There was evidence of a bidirectional association between depressive symptoms and pain over the followup period, although the effects were small in magnitude (absolute effect sizes <0.3) relative to those found for the association of change with previous scores (Table 2 and Figure 1). Both previous and change scores between clinic visits in MCS scores were associated with change in pain between visits, even after adjusting for SJC and other covariates (blue lines in Figure 1). Specifically, higher MCS scores (or fewer depressive symptoms) at the previous visit were associated with improvement in pain between visits (or lesser worsening of pain symptoms; β = −0.25 [SE 0.03]), and a positive change in the MCS score (diminishing depressive symptoms) was associated with an improvement in pain between visits (β = −0.19 [SE 0.02]). Conversely, both previous and change between clinic visits in pain scores were associated with change in depressive symptoms between visits, after adjusting for SJC and other covariates (red lines in Figure 1). Higher HAQ pain scores (more pain) at the previous visit were associated with decreasing MCS scores or increasing depressive symptoms (β = −0.17 [SE 0.04]) between visits, and a larger positive change in HAQ pain (increasing pain symptoms) between visits was associated with a worsening in depressive symptoms between visits (β = −0.21 [SE 0.03]).

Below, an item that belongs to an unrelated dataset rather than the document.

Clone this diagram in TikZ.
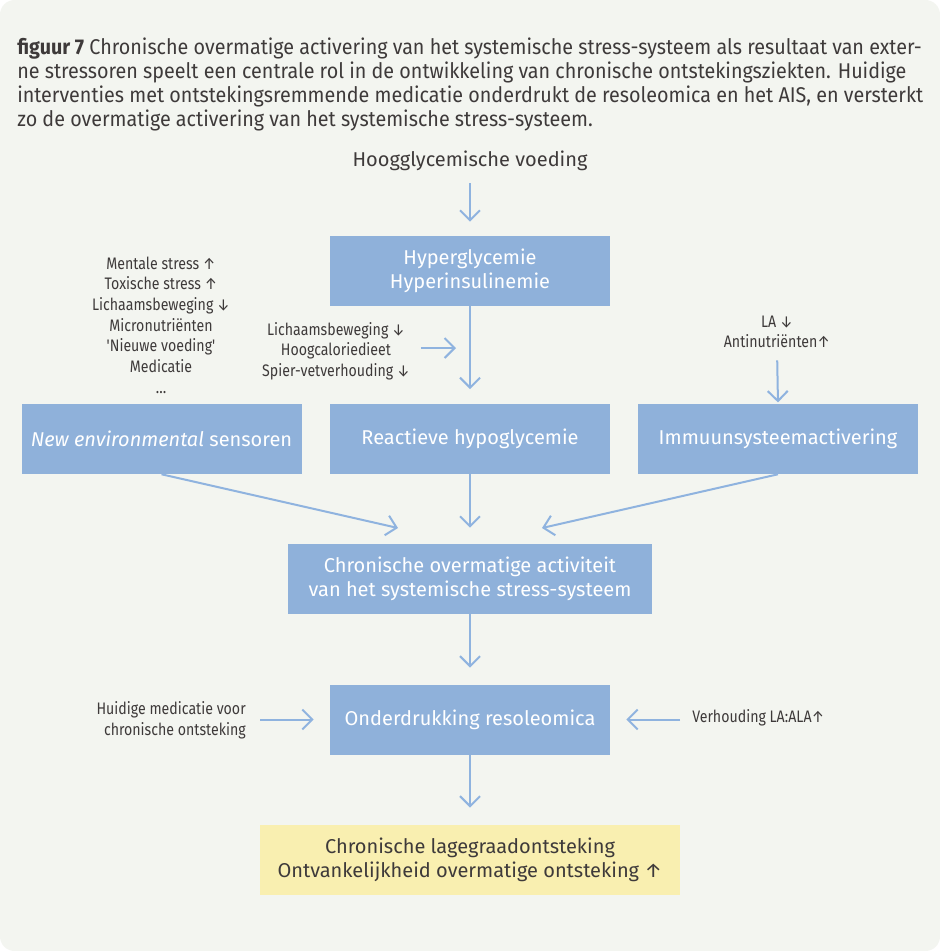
\documentclass[tikz,border=0pt]{standalone}
\usepackage{fontspec}
\setmainfont{Fira Sans}
\newfontfamily\condfont[FakeStretch=0.85]{Fira Sans}
\newfontfamily\capfont[FakeStretch=0.925]{Fira Sans}
\usetikzlibrary{arrows.meta}
\definecolor{bgc}{HTML}{F3F5F0}
\definecolor{boxblue}{HTML}{8FB1DA}
\definecolor{arrc}{HTML}{8FB3DF}
\definecolor{yel}{HTML}{F9EFB0}
\definecolor{txt}{HTML}{3E3A3A}
\begin{document}
\begin{tikzpicture}[x=0.75pt,y=-0.75pt,
  bluebox/.style={fill=boxblue,text=white,inner sep=0pt,minimum width=210pt,minimum height=52.5pt,align=center,font=\fontsize{15}{18}\selectfont},
  yelbox/.style={fill=yel,text=txt,inner sep=0pt,minimum width=315pt,minimum height=52.5pt,align=center,font=\fontsize{15}{18}\selectfont},
  lab/.style={text=txt,inner sep=0pt,align=center,font=\condfont\fontsize{12.5}{15.5}\selectfont},
  captxt/.style={text=txt,inner sep=0pt,anchor=base west,font=\capfont\fontsize{16}{18}\selectfont},
  arr/.style={draw=arrc,line width=1.5pt,-{Straight Barb[length=7.5pt,width=15pt,line width=1.5pt]}}
]
\useasboundingbox (0,0) rectangle (940,951);
\fill[white] (0,0) rectangle (940,951);
\fill[bgc,rounded corners=11pt] (0,0) rectangle (940,951);

% caption
\node[captxt] (c1) at (17,54) {\textbf{figuur 7} Chronische overmatige activering van het systemische stress-systeem als resultaat van exter-};
\node[captxt] (c2) at (17,78) {ne stressoren speelt een centrale rol in de ontwikkeling van chronische ontstekingsziekten. Huidige};
\node[captxt] (c3) at (17,102) {interventies met ontstekingsremmende medicatie onderdrukt de resoleomica en het AIS, en versterkt};
\node[captxt] (c4) at (17,126) {zo de overmatige activering van het systemische stress-systeem.};

% nodes
\node[text=txt,inner sep=0pt,font=\fontsize{15}{18}\selectfont] (hv) at (470,161) {Hoogglycemische voeding};
\node[bluebox] (hyper) at (470,271) {Hyperglycemie\\Hyperinsulinemie};
\node[bluebox] (react) at (470,439) {Reactieve hypoglycemie};
\node[bluebox] (env) at (161.5,439) {{\itshape New environmental} sensoren};
\node[bluebox] (imm) at (778,439) {Immuunsysteemactivering};
\node[bluebox,minimum width=273pt] (chron) at (470,579) {Chronische overmatige activiteit\\van het systemische stress-systeem};
\node[bluebox] (onder) at (470,719.5) {Onderdrukking resoleomica};
\node[yelbox] (yelb) at (470,859.5) {Chronische lagegraadontsteking\\Ontvankelijkheid overmatige ontsteking ↑};

\node[lab] (leftlab) at (161,325) {Mentale stress ↑\\Toxische stress ↑\\Lichaamsbeweging ↓\\Micronutriënten\\'Nieuwe voeding'\\Medicatie\\…};
\node[lab] (midlab) at (336,351) {Lichaamsbeweging ↓\\Hoogcaloriedieet\\Spier-vetverhouding ↓};
\node[lab] (rightlab) at (777,332) {LA ↓\\Antinutriënten↑};
\node[lab,align=right,anchor=east] (medlab) at (246,720) {Huidige medicatie voor\\chronische ontsteking};
\node[lab,anchor=west] (verlab) at (692,718) {Verhouding LA:ALA↑};

\coordinate (midend) at (456,348);
\coordinate (envend) at (398,528);
\coordinate (immend) at (542,528);

% connectors
\draw[arr,shorten <=9pt,shorten >=10.5pt] (hv.south) -- (hyper.north);
\draw[arr,shorten >=11pt] (hyper.south) -- (react.north);
\draw[arr,shorten <=8pt] (midlab.east |- midend) -- (midend);
\draw[arr,shorten <=9pt,shorten >=1pt] (rightlab.south) -- (imm.north);
\draw[arr] (env.south) -- (envend);
\draw[arr,shorten >=12pt] (react.south) -- (chron.north);
\draw[arr] (imm.south) -- (immend);
\draw[arr,shorten >=12.5pt] (chron.south) -- (onder.north);
\draw[arr,shorten <=10.5pt,shorten >=12pt] (medlab.east |- onder.west) -- (onder.west);
\draw[arr,shorten <=9pt,shorten >=12pt] (verlab.west |- onder.east) -- (onder.east);
\draw[arr,shorten >=12.5pt] (onder.south) -- (yelb.north);
\end{tikzpicture}
\end{document}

Previous SJC and change in SJC had moderate effects (absolute β effect sizes between 0.3 and 0.75) on change in pain between visits (green lines in Figure 1). Both a higher SJC at the previous visit and a positive change in SJC (increasing disease activity; β = 0.39 [SE 0.04] and β = 0.34 [SE 0.03], respectively) were associated with worsening of pain symptoms between visits. There were no significant relationships between SJC (both previous and change measures) and change in MCS scores after adjusting for HAQ pain measures.
Of further note, there were weak effects between pain and change in SJC, with higher HAQ pain (more pain) at the previous visit and a positive change in HAQ pain score (increasing pain symptoms) between visits being associated with increasing inflammatory joint activity (or lesser improvement of joint activity) between visits (β = 0.25 [SE 0.02] and β = 0.28 [SE 0.03], respectively) (Table 2 and red lines in Figure 1). There was no evidence that illness duration was associated with change in pain or in depressive symptoms between visits or modified the relationship between pain and depression.
Similar results were obtained when the SF-36 bodily pain measure was entered into the multivariate model, replacing HAQ pain, as was the case when the acute-phase reactant measure erythrocyte sedimentation rate replaced SJC. Moreover, there was no evidence of effects for medications ever used up to the previous visit (both DMARDs and biologics) on any of the change outcomes in the final models. Furthermore, although some interaction effects of lagged variables with sex, arthritis duration, age at PsA diagnosis, and history measures were found, these had no clinically significant impact on change outcomes beyond their main effects. For example, the interaction effect estimate of sex with previous MCS was −0.11 (SE 0.09), whereas the main effect estimate of the previous MCS was −1.16 (SE 0.11), an order 10 times higher.